Ces valeurs amazigh de la personnalité algérienne subiront constamment l'exclusion malgré les résultats de nombreuses recherches scientifiques qui attestent leurs authenticités Nord-Africaines. Pour cela, les pourvoyeurs de l'idéologie du système ne sont jamais à court de faux arguments. Ils ressortent sans cesse dans leurs discours, directement ou en filigrane, le spectre de la colonisation en rabâchant que le problème amazigh est la conséquence directe de la politique «berbériste» orchestrée par la France. Disons-le une bonne fois pour toutes.

Si c'était réellement le cas, cette politique de la France aurait engendré, un courant politique berbère intégrationniste et collaborationniste.
C'était tout le contraire qui s'était produit. Les militants d'antan de la cause amazigh étaient de fervents défenseurs de l'indépendance algérienne. Quant à la langue française, enracinée dans le patrimoine des cultures du pays, elle aussi connaîtra, une marginalisation progressive depuis l'indépendance, nonobstant les timides réformes en cours qui lui permettront de reprendre une place dans la société.

Persistant dans l'instrumentalisme politique et idéologique de la langue arabe et de l'islam, ainsi que dans l'opposition radicale à toute diversité culturelle, le pouvoir et ses relais propagandistes compromettent toute opportunité d'ouverture du pays à la modernité et à l'universel.
Ces pratiques infligent au peuple une idéologie nationaliste obscurantiste. Les conséquences catastrophiques pour la société sont, entre autres, l'atrophie culturelle et l'inertie de la vie intellectuelle.

A l'instar de l'Etat-nation jacobin français et du modèle mythique de la « Umma El Islamia », la formation de la Nation et celle de l'Etat algérien doivent donc passer par l'uniformité culturelle et linguistique.

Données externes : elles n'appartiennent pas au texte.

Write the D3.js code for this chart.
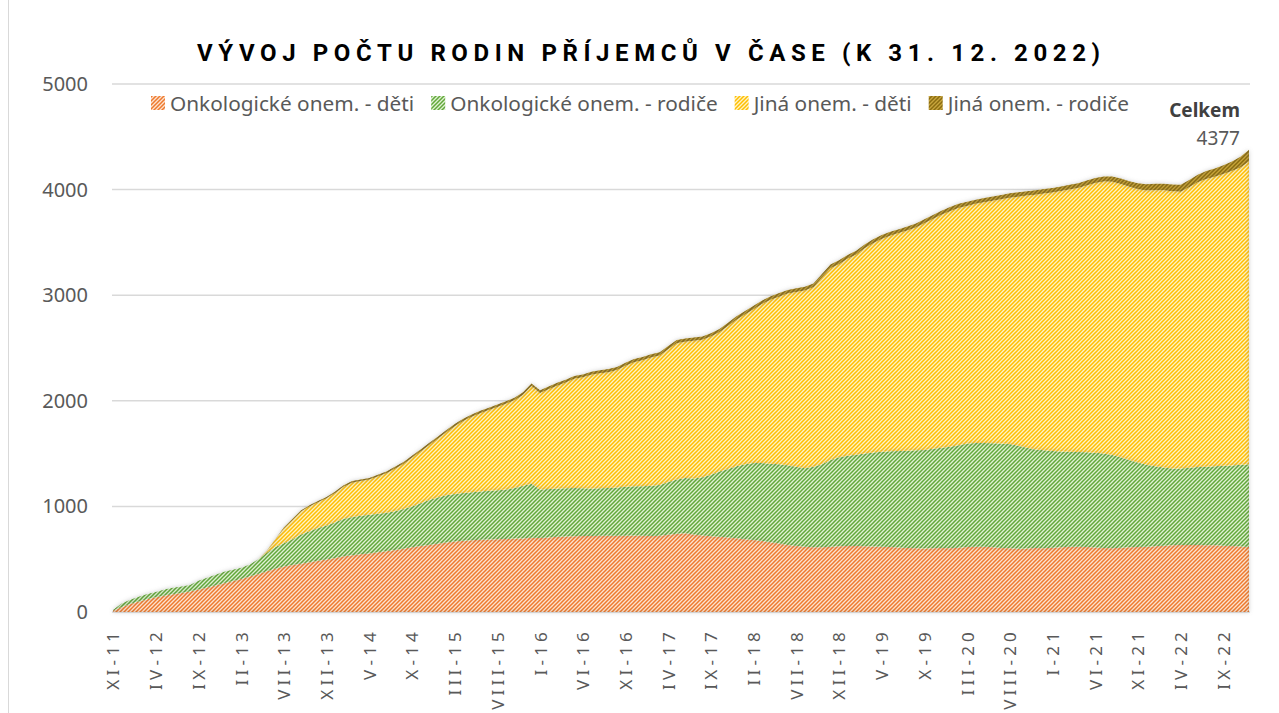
<!DOCTYPE html>
<html>
<head>
<meta charset="utf-8">
<script type="text/javascript" src="https://d3js.org/d3.v7.min.js"></script>
<title>Vývoj počtu rodin příjemců v čase</title>
<style>
body { margin:0; background:#fff; }
</style>
</head>
<body>
<div id="chart"></div>
<script type="text/javascript">
(function(){

// months (categories)
var categories = [
  "XI-11","XII-11",
  "I-12","II-12","III-12","IV-12","V-12","VI-12","VII-12","VIII-12","IX-12","X-12","XI-12","XII-12",
  "I-13","II-13","III-13","IV-13","V-13","VI-13","VII-13","VIII-13","IX-13","X-13","XI-13","XII-13",
  "I-14","II-14","III-14","IV-14","V-14","VI-14","VII-14","VIII-14","IX-14","X-14","XI-14","XII-14",
  "I-15","II-15","III-15","IV-15","V-15","VI-15","VII-15","VIII-15","IX-15","X-15","XI-15","XII-15",
  "I-16","II-16","III-16","IV-16","V-16","VI-16","VII-16","VIII-16","IX-16","X-16","XI-16","XII-16",
  "I-17","II-17","III-17","IV-17","V-17","VI-17","VII-17","VIII-17","IX-17","X-17","XI-17","XII-17",
  "I-18","II-18","III-18","IV-18","V-18","VI-18","VII-18","VIII-18","IX-18","X-18","XI-18","XII-18",
  "I-19","II-19","III-19","IV-19","V-19","VI-19","VII-19","VIII-19","IX-19","X-19","XI-19","XII-19",
  "I-20","II-20","III-20","IV-20","V-20","VI-20","VII-20","VIII-20","IX-20","X-20","XI-20","XII-20",
  "I-21","II-21","III-21","IV-21","V-21","VI-21","VII-21","VIII-21","IX-21","X-21","XI-21","XII-21",
  "I-22","II-22","III-22","IV-22","V-22","VI-22","VII-22","VIII-22","IX-22","X-22","XI-22","XII-22"
];

var tickLabels = ["XI-11","IV-12","IX-12","II-13","VII-13","XII-13","V-14","X-14","III-15",
  "VIII-15","I-16","VI-16","XI-16","IV-17","IX-17","II-18","VII-18","XII-18","V-19","X-19",
  "III-20","VIII-20","I-21","VI-21","XI-21","IV-22","IX-22"];

var yTicks = [0, 1000, 2000, 3000, 4000, 5000];

var onkoDeti = [
  15,45,75,100,120,140,155,168,180,195,
  212,232,252,272,292,312,335,360,385,410,
  430,445,458,470,485,498,512,527,538,546,
  555,565,575,587,600,612,624,634,646,658,
  668,675,680,684,687,690,692,695,697,702,
  700,705,712,715,718,720,720,722,722,723,
  723,724,722,720,722,732,740,745,735,725,
  718,713,705,698,690,682,672,660,648,634,
  625,618,613,612,618,622,625,624,622,620,
  619,615,610,606,603,602,603,605,603,608,
  615,619,619,612,606,603,600,602,605,603,
  608,612,617,619,615,610,605,603,608,612,
  616,619,622,627,632,634,635,634,633,632,
  628,624,620,616
];

var onkoRodice = [
  5,35,40,45,50,50,58,62,62,60,
  83,93,100,108,108,108,115,140,175,205,
  220,245,277,295,310,322,338,355,362,366,
  365,365,365,368,375,388,406,426,439,447,
  450,453,455,458,461,462,468,480,498,513,
  460,460,458,457,456,452,450,450,453,457,
  463,466,470,475,480,498,515,525,530,550,
  582,617,650,682,710,728,740,745,750,756,
  750,744,762,788,822,843,855,866,878,890,
  898,907,915,922,929,933,942,950,962,972,
  980,981,981,986,989,987,975,953,935,929,
  917,908,900,896,897,898,895,884,857,828,
  799,776,758,741,728,724,730,738,743,748,
  756,764,775,784
];

var jinaDeti = [
  0,0,0,0,0,0,0,0,0,0,
  0,0,0,0,0,0,0,0,18,71,
  144,182,216,235,244,258,277,304,325,328,
  334,353,373,402,427,461,491,520,555,594,
  641,680,713,740,764,789,811,830,860,924,
  914,944,973,1001,1034,1050,1077,1090,1096,1111,
  1145,1175,1193,1215,1228,1259,1289,1289,1304,1303,
  1308,1318,1353,1387,1417,1457,1505,1551,1588,1626,
  1656,1683,1700,1765,1815,1829,1864,1894,1944,1983,
  2016,2041,2063,2084,2110,2147,2177,2206,2231,2246,
  2250,2265,2280,2296,2314,2334,2358,2388,2411,2430,
  2447,2466,2484,2500,2527,2555,2577,2588,2588,2586,
  2589,2597,2615,2625,2624,2621,2657,2697,2725,2742,
  2763,2787,2815,2865
];

var jinaRodice = [
  0,0,0,0,0,0,0,0,0,0,
  0,0,0,0,0,0,0,0,2,4,
  6,8,9,10,11,12,13,14,15,15,
  16,17,17,18,18,19,19,20,20,21,
  21,22,22,23,23,24,24,25,25,26,
  26,26,27,27,27,28,28,28,29,29,
  29,30,30,30,30,31,31,31,31,32,
  32,32,32,33,33,33,33,34,34,34,
  34,35,35,35,35,36,36,36,36,37,
  37,37,37,38,38,38,38,39,39,39,
  40,40,40,41,41,41,42,42,42,43,
  43,44,44,45,46,47,48,50,52,54,
  56,58,60,62,64,66,68,71,74,78,
  83,90,100,112
];

var seriesNames = ["Onkologické onem. - děti","Onkologické onem. - rodiče","Jiná onem. - děti","Jiná onem. - rodiče"];
var seriesData = [onkoDeti, onkoRodice, jinaDeti, jinaRodice];
var lineColors = ["#EE7A2E","#62A83A","#FFBF00","#8A6C12"];
var backColors = ["#FDE2D0","#E0F2D4","#FFF3C6","#C9A63C"];

var w = 1279, h = 713;
var left = 113, right = 1249, top = 84, bottom = 612;

var rows = categories.map(function(c, i) {
  var r = {cat: c};
  seriesNames.forEach(function(n, k) { r[n] = seriesData[k][i]; });
  return r;
});

var svg = d3.select("#chart").append("svg")
  .attr("width", w).attr("height", h)
  .style("font-family", "'Noto Sans', sans-serif");

svg.append("rect").attr("width", w).attr("height", h).attr("fill", "#fff");
svg.append("line").attr("x1", 8.5).attr("x2", 8.5).attr("y1", 0).attr("y2", h)
  .attr("stroke", "#D9D9D9");

var defs = svg.append("defs");
seriesNames.forEach(function(n, k) {
  var p = defs.append("pattern").attr("id", "pat" + k)
    .attr("patternUnits", "userSpaceOnUse").attr("width", 4).attr("height", 4);
  p.append("rect").attr("width", 4).attr("height", 4).attr("fill", backColors[k]);
  p.append("path").attr("d", "M-1,1 L1,-1 M0,4 L4,0 M3,5 L5,3")
    .attr("stroke", lineColors[k]).attr("stroke-width", 1.5);
});

// inner soft edge like the office "shadow" effect
var f = defs.append("filter").attr("id", "soft")
  .attr("x", "-2%").attr("y", "-5%").attr("width", "104%").attr("height", "110%");
f.append("feGaussianBlur").attr("in", "SourceAlpha").attr("stdDeviation", 2).attr("result", "blur");
f.append("feComposite").attr("in", "SourceAlpha").attr("in2", "blur")
  .attr("operator", "arithmetic").attr("k2", 1).attr("k3", -1).attr("result", "edge");
f.append("feFlood").attr("flood-color", "#5a5a40").attr("flood-opacity", 0.45);
f.append("feComposite").attr("in2", "edge").attr("operator", "in").attr("result", "inner");
f.append("feMerge").selectAll("feMergeNode").data(["SourceGraphic", "inner"])
  .enter().append("feMergeNode").attr("in", function(d) { return d; });

var outer = defs.append("filter").attr("id", "glow")
  .attr("x", "-2%").attr("y", "-5%").attr("width", "104%").attr("height", "110%");
outer.append("feDropShadow").attr("dx", 0).attr("dy", 0).attr("stdDeviation", 2)
  .attr("flood-color", "#808080").attr("flood-opacity", 0.4);

var x = d3.scalePoint().domain(categories).range([left, right]);
var y = d3.scaleLinear().domain([0, 5000]).range([bottom, top]);

// gridlines
svg.append("g").selectAll("line").data(yTicks).enter().append("line")
  .attr("x1", 112).attr("x2", 1250)
  .attr("y1", function(d) { return y(d); }).attr("y2", function(d) { return y(d); })
  .attr("stroke", "#D9D9D9").attr("stroke-width", 1.5);

// y labels
svg.append("g").selectAll("text").data(yTicks).enter().append("text")
  .attr("x", 88).attr("y", function(d) { return y(d) + 7; })
  .attr("text-anchor", "end").attr("fill", "#595959").style("font-size", "20px")
  .text(function(d) { return d; });

var stack = d3.stack().keys(seriesNames);
var layers = stack(rows);

var area = d3.area()
  .x(function(d) { return x(d.data.cat); })
  .y0(function(d) { return y(d[0]); })
  .y1(function(d) { return y(d[1]); });

var total = d3.area()
  .x(function(d) { return x(d.data.cat); })
  .y0(y(0))
  .y1(function(d) { return y(d[1]); });

svg.append("path").datum(layers[3]).attr("d", total)
  .attr("fill", "#fff").attr("filter", "url(#glow)");

svg.append("g").selectAll("path").data(layers).enter().append("path")
  .attr("d", area)
  .attr("fill", function(d, k) { return "url(#pat" + k + ")"; })
  .attr("filter", "url(#soft)");

// x axis labels
var xAxis = d3.axisBottom(x).tickValues(tickLabels).tickSize(0).tickPadding(0);
var gx = svg.append("g").attr("transform", "translate(0," + 628 + ")").call(xAxis);
gx.select(".domain").remove();
gx.selectAll("text")
  .attr("transform", "rotate(-90)")
  .attr("x", 0).attr("y", 0).attr("dy", "0.35em").attr("dx", 0)
  .attr("text-anchor", "end")
  .attr("fill", "#595959")
  .style("font-size", "17px").style("letter-spacing", "4.2px")
  .style("font-family", "'Noto Sans', sans-serif");

// title
svg.append("text").attr("x", 197).attr("y", 61)
  .attr("textLength", 903).attr("lengthAdjust", "spacing")
  .style("font-family", "Roboto, sans-serif").style("font-weight", 700)
  .style("font-size", "24px").attr("fill", "#000")
  .text("VÝVOJ POČTU RODIN PŘÍJEMCŮ V ČASE (K 31. 12. 2022)");

// legend
var lx = 151;
seriesNames.forEach(function(n, k) {
  svg.append("rect").attr("x", lx).attr("y", 96).attr("width", 14).attr("height", 14)
    .attr("fill", "url(#pat" + k + ")");
  var t = svg.append("text").attr("x", lx + 19).attr("y", 111)
    .attr("fill", "#595959").style("font-size", "20.8px").text(n);
  lx = lx + 19 + t.node().getComputedTextLength() + 17;
});

// total label
svg.append("text").attr("x", 1240).attr("y", 117).attr("text-anchor", "end")
  .attr("fill", "#404040").style("font-size", "19px").style("font-weight", 700)
  .text("Celkem");
svg.append("text").attr("x", 1240).attr("y", 145).attr("text-anchor", "end")
  .attr("fill", "#595959").style("font-size", "19px")
  .text(d3.sum(seriesData, function(s) { return s[s.length - 1]; }));

})();
</script>
</body>
</html>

Toutes les richesses culturelles du pays sont présentées par ces pourvoyeurs du système, passés et présents, comme source de division de l'unité nationale. Ils préconisent l'éradication de toutes les velléités de revendication d'une société plurielle. Ainsi triompheront un Etat et une Nation unifiés où nul particularisme, qu'il soit culturel ou régional, ne viendra perturber le projet de société escompté.
Cette prétention de l'édification d'une société sur un mythe plutôt que sur une réalité constitue un carcan à toute perspective de développement social équitable. Elle doit être à jamais anéantie.


L'Algérie ne connaîtra jamais une unité nationale durable tant que la dimension constitutive amazigh ne soit officiellement prise en considération et tant que la pensée de l'unicité arabo-islamique du pays ne soit abolie.
Les cultures et les langues sont capables d'engendrer les fondements modernes sur lesquels s'érigera un sentiment national commun.
La religion, en revanche, relevant de la sphère privée, ne peut servir de socle constitutif d'une identité nationale.

Une restructuration de l'Etat autour d'une politique fédérant les sensibilités culturelles, linguistiques et les particularismes régionaux, conférera au pays une stabilité sociale durable. Ainsi émanera, d'une société démocratique à venir, un pouvoir politique débarrassé de tout autisme culturel.